My hand grips the metal pole as the subway jerks backwards and forwards, snapping my arm in and out of place. They don’t warn us that riding NYC public transportation can cause bodily harm. The passengers around me are far too close for comfort and the floor of the train car is nowhere in sight, with riders practically standing on top of each other. The tall man shoved up against my left arm smells strongly of deli meat, while the rest of the train smells like sweat and coffee. A woman whose bag has become entangled with my own makes no eye contact as she unhooks herself. My fingers feel as though they’re breaking from the weight of my backpack: two notebooks, a textbook, and a laptop feels like 75 pounds pulling down on four fingers. Two people carry a loud conversation a foot away from me. I can hear the volume on someone’s headphones increase significantly. I try my best not to breathe down the neck of the man in front of me as the train screeches along the tracks. Before getting on this train, some strangers had an argument on the platform. You could cut the tension in here with a knife.
Our train finally pulls into the next station after stopping countless times in the tunnel. I shift awkwardly, unable to find comfortable footing as I turn to see a crowded platform outside the train doors. I am not sure how we could fit another human being into this train car unless they crowd surfed over us. The doors open up and collective groans can be heard inside the train car. People on the platform are yelling and cursing at one another. I see only one man get out and four people shove in.

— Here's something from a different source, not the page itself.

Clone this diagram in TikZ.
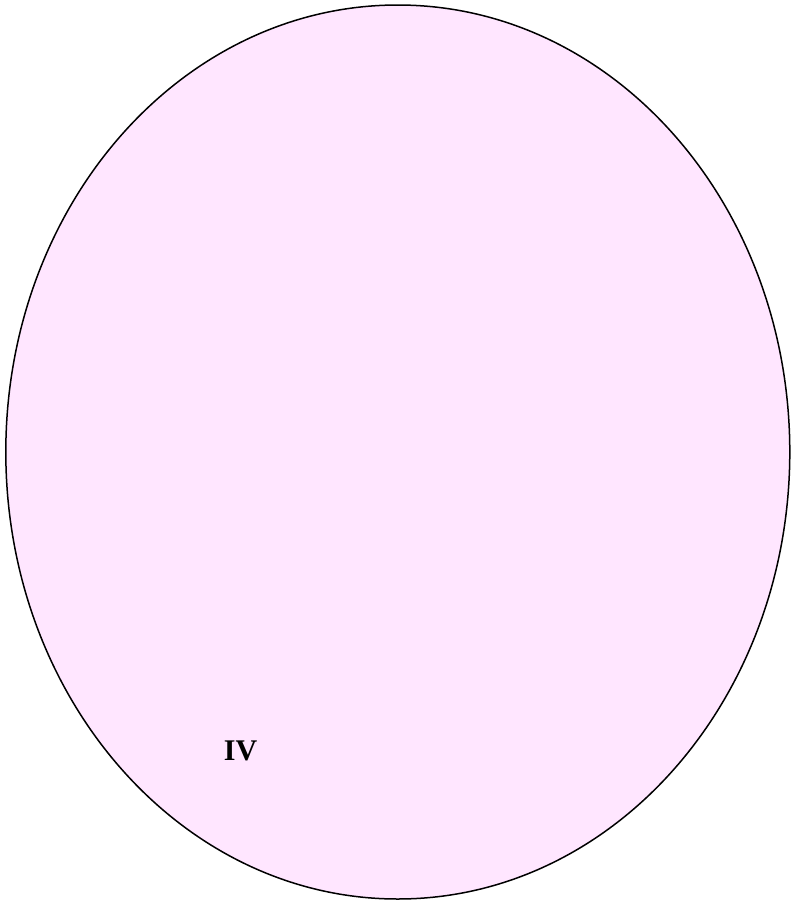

Our female conductor announces, exasperatedly, “Ladies and gentlemen, if you cannot fit on this train PLEASE wait for the C train behind us!”
At the next station, only one woman is able to push into the train car. “I’ve been waiting here for over an hour and a half,” she says. “I just had to push in.” She is met with awkward laughs and grunts; empathy is all we have left. Some passengers are more patient than others since there is not much we can do to speed along a process that is out of our hands except complain about it, which we do – loudly and often. The woman to my right pushes deeper into my side, making it more difficult for my 5 foot four-inch body to reach the overhead handlebar. All I can think of is the 7 more stops ahead of us. We screech out of the station and the train car starts to smell like garbage or sewage, I can’t tell which because I hiked my scarf up over my face. Ultimately, it’s the smell of defeat. The MTA has broken us.
After weeks of observing my fellow passengers on the C local train back and forth to Brooklyn, today marked the strongest levels of irritation during the morning commute. The final nerve has been laid out on the track and run over, severed by a 340.8 ton Kawasaki R160 C-train.